§ **Records with drawing code**
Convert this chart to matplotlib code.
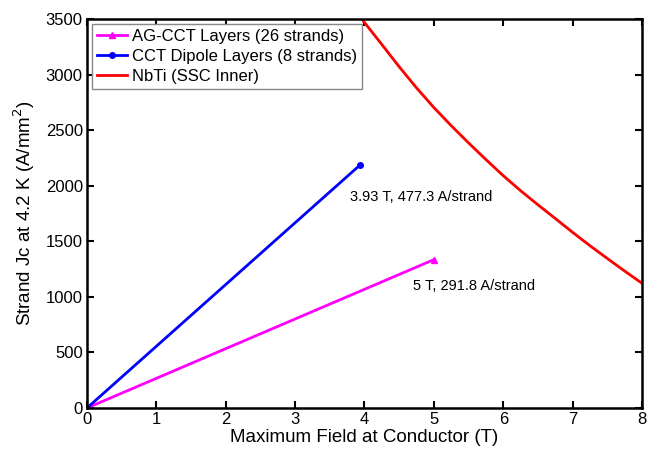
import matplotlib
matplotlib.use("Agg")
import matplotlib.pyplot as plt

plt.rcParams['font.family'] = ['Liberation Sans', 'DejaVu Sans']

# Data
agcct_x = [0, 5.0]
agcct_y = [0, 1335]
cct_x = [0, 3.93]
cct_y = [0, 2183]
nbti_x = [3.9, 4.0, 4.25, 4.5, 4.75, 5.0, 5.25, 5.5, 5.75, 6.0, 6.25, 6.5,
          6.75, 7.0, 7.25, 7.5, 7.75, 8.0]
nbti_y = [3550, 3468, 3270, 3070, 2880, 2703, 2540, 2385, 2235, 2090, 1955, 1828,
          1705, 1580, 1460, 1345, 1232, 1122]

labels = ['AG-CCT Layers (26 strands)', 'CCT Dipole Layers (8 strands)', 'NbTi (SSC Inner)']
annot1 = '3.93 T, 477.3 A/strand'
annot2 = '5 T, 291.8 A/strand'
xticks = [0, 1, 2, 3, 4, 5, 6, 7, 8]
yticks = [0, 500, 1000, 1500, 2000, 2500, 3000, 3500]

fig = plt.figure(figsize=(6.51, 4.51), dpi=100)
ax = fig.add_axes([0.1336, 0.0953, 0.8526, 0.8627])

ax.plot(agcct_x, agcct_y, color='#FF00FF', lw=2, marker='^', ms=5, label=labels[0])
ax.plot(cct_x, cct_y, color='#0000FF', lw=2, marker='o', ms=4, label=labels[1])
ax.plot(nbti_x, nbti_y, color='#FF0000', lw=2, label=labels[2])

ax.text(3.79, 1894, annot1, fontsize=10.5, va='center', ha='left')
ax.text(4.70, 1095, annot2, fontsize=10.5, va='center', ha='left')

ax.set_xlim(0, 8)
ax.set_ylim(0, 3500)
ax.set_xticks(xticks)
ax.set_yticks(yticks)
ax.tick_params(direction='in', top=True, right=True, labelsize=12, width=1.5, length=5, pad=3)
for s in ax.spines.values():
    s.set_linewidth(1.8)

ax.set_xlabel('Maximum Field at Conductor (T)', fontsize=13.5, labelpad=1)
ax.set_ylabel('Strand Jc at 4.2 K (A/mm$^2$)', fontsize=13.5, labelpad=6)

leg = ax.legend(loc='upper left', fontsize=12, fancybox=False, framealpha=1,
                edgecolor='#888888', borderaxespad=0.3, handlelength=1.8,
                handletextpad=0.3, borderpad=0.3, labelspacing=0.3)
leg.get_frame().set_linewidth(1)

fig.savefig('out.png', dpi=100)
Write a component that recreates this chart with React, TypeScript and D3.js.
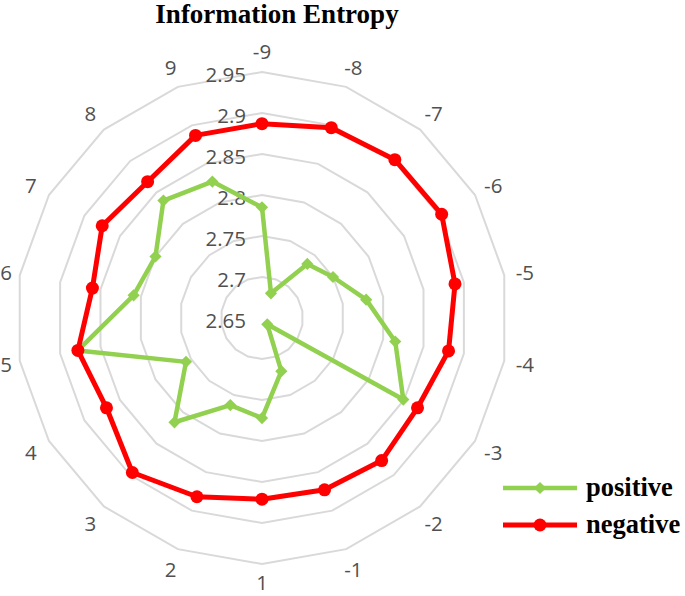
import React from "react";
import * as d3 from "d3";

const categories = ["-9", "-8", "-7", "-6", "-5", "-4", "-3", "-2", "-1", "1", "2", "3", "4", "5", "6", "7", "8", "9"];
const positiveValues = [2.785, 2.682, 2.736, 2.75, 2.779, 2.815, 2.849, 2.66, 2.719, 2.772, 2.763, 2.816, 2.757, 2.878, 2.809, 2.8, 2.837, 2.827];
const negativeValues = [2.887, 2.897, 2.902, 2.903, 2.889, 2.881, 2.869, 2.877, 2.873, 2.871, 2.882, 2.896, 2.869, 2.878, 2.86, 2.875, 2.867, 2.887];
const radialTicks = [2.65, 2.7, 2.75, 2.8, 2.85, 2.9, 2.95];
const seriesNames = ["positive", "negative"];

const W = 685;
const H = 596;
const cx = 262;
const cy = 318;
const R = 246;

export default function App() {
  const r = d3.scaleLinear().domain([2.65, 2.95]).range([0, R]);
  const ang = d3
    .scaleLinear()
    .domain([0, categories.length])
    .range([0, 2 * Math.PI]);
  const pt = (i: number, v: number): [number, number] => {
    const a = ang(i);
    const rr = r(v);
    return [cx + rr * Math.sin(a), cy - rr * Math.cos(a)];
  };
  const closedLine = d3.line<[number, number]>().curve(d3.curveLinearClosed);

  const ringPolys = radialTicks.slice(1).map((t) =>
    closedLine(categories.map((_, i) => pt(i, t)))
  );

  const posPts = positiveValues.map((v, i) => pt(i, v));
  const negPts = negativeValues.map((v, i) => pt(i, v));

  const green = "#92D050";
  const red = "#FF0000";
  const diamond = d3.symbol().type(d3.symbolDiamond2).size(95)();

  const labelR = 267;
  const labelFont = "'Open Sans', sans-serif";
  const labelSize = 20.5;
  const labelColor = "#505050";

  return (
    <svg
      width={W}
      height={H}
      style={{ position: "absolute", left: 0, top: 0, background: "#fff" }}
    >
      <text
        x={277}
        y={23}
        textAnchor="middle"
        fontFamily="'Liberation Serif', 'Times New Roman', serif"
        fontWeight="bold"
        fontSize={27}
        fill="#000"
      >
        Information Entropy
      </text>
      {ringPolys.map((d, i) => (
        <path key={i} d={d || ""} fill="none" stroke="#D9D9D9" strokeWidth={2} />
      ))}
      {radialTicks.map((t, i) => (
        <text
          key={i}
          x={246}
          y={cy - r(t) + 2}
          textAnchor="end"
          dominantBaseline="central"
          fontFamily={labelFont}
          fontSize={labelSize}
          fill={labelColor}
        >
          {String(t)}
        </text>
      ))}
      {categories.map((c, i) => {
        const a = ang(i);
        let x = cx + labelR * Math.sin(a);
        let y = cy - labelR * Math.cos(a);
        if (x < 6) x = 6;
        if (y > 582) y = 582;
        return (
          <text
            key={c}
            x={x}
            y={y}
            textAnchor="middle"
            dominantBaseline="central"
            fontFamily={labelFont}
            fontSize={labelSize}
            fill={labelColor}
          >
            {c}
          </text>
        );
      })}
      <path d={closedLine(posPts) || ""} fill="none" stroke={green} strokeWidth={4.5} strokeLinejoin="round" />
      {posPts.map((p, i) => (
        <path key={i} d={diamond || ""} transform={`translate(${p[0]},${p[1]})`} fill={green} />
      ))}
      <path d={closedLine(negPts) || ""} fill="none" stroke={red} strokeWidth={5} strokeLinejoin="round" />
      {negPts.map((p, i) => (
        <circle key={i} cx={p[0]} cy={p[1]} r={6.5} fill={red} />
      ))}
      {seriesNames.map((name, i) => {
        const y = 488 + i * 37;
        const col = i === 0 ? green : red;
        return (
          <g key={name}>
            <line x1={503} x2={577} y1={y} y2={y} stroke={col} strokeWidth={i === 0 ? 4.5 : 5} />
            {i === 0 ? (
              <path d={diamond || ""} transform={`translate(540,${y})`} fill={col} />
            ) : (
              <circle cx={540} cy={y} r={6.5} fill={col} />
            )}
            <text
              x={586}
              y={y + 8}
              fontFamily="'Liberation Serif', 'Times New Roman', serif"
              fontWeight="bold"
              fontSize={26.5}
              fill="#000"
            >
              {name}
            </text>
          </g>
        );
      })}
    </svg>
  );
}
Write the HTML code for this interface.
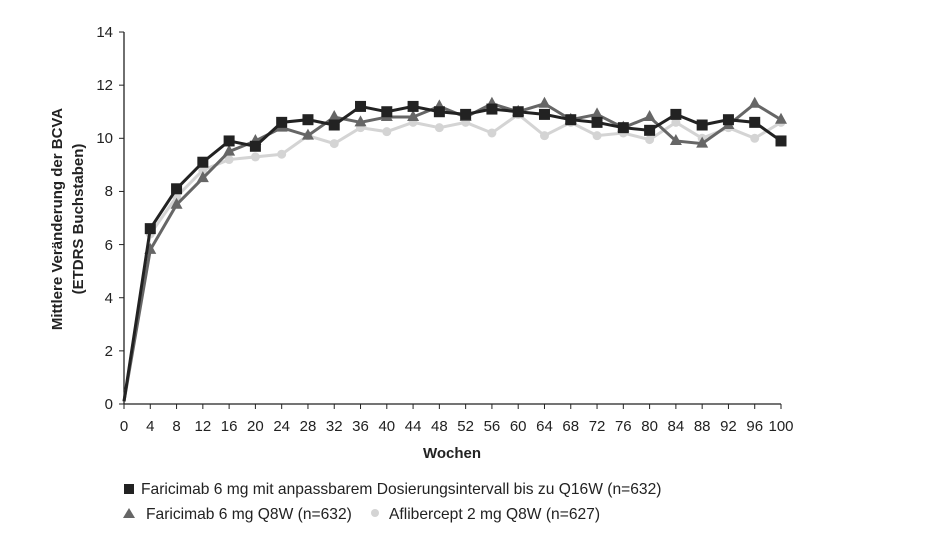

§ **Exercise goal**
Restate word for word only the lines from where the entries begin through the one with "annot2, fontsize=10.5, va='center', ha='left')"; omit the pictures.

§ **Result**
Convert this chart to matplotlib code.
import matplotlib
matplotlib.use("Agg")
import matplotlib.pyplot as plt

plt.rcParams['font.family'] = ['Liberation Sans', 'DejaVu Sans']

# Data
agcct_x = [0, 5.0]
agcct_y = [0, 1335]
cct_x = [0, 3.93]
cct_y = [0, 2183]
nbti_x = [3.9, 4.0, 4.25, 4.5, 4.75, 5.0, 5.25, 5.5, 5.75, 6.0, 6.25, 6.5,
          6.75, 7.0, 7.25, 7.5, 7.75, 8.0]
nbti_y = [3550, 3468, 3270, 3070, 2880, 2703, 2540, 2385, 2235, 2090, 1955, 1828,
          1705, 1580, 1460, 1345, 1232, 1122]

labels = ['AG-CCT Layers (26 strands)', 'CCT Dipole Layers (8 strands)', 'NbTi (SSC Inner)']
annot1 = '3.93 T, 477.3 A/strand'
annot2 = '5 T, 291.8 A/strand'
xticks = [0, 1, 2, 3, 4, 5, 6, 7, 8]
yticks = [0, 500, 1000, 1500, 2000, 2500, 3000, 3500]

fig = plt.figure(figsize=(6.51, 4.51), dpi=100)
ax = fig.add_axes([0.1336, 0.0953, 0.8526, 0.8627])

ax.plot(agcct_x, agcct_y, color='#FF00FF', lw=2, marker='^', ms=5, label=labels[0])
ax.plot(cct_x, cct_y, color='#0000FF', lw=2, marker='o', ms=4, label=labels[1])
ax.plot(nbti_x, nbti_y, color='#FF0000', lw=2, label=labels[2])

ax.text(3.79, 1894, annot1, fontsize=10.5, va='center', ha='left')
ax.text(4.70, 1095, annot2, fontsize=10.5, va='center', ha='left')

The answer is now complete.